Scripture Reading: John 2:1–12
On the third day there was a wedding in Cana of Galilee, and the mother of Jesus was there. Jesus and his disciples had also been invited to the wedding. When the wine gave out, the mother of Jesus said to him, “They have no wine.” And Jesus said to her, “Woman, what concern is that to you and to me? My hour has not yet come.” His mother said to the servants, “Do whatever he tells you.” Now standing there were six stone water jars for the Jewish rites of purification, each holding twenty or thirty gallons. Jesus said to them, “Fill the jars with water.” And they filled them up to the brim. He said to them, “Now draw some out, and take it to the chief steward.” So they took it. When the steward tasted the water that had become wine, and did not know where it came from (though the servants who had drawn the water knew), the steward called the bridegroom and said to him, “Everyone serves the good wine first, and then the inferior wine after the guests have become drunk. But you have kept the good wine until now.” Jesus did this, the first of his signs, in Cana of Galilee, and revealed his glory; and his disciples believed in him.

After this he went down to Capernaum with his mother, his brothers, and his disciples; and they remained there a few days. (NRSV)

Reflection
In the classic film Talladega Nights: The Ballad of Ricky Bobby, a profound discussion ensues about the nature of Jesus and how we picture him in our hearts and minds.
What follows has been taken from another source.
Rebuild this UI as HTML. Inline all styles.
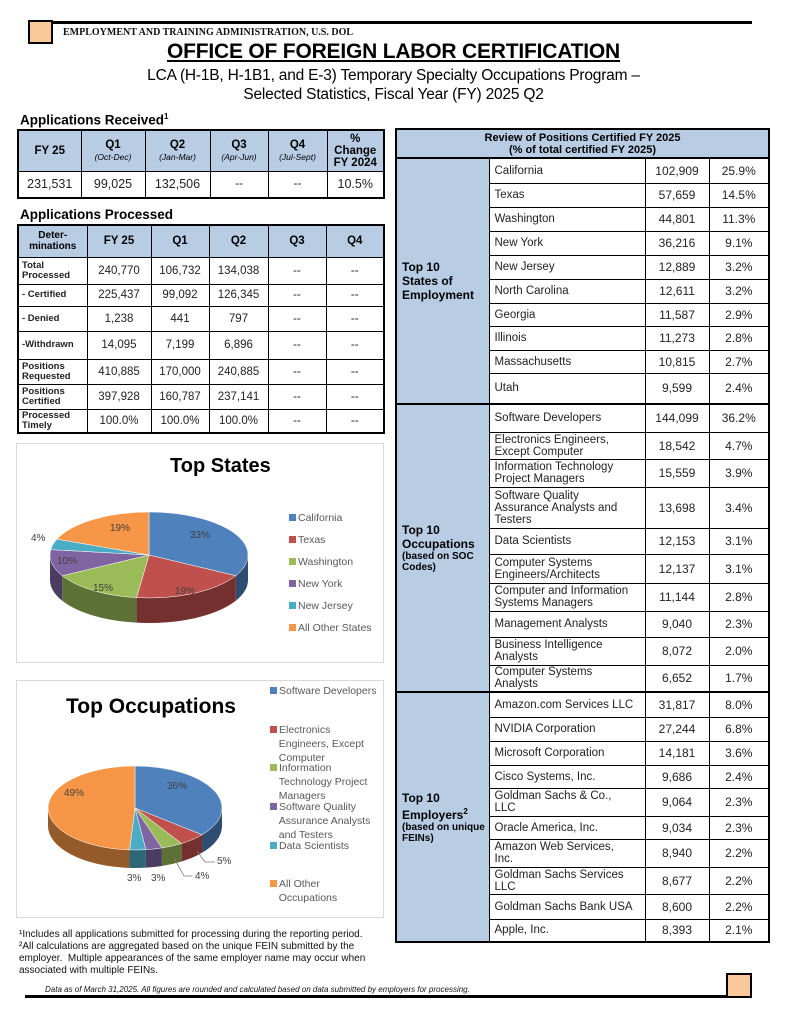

The character of Cal Naughton Jr. adds this perspective to the conversation: “I like to picture Jesus in a tuxedo T-shirt because it says ‘I want to be formal, but I'm here to party.’”

I think Jesus is here to party, too. I don’t think it was an accident that his first miracle recorded in the Gospel of John is turning water into wine at a wedding party. It fits well the picture of Jesus we have from the other Gospels, a man accused of being a drunkard and a glutton by his detractors. Eating and drinking with others were not “secular” or “profane” activities for Jesus—they were sacred opportunities to connect with God and each other.

When we do things like “BBQ Church” out in the courtyard or “Tailgate Communion” at Soldier Field, we bear witness to the fact that God is found in every aspect of our lives, not just in decent and orderly sanctuaries and solemn worship services. Jesus invites us into a relationship with the God of our whole lives and models for us how to celebrate life in faithful and transforming ways.

So every now and then, break out the good stuff and share God’s love with others. Throw a party and count on Jesus being right there with you.

Prayer
God of our whole lives, fill me with joy and help me share that joy with all of your children. Amen.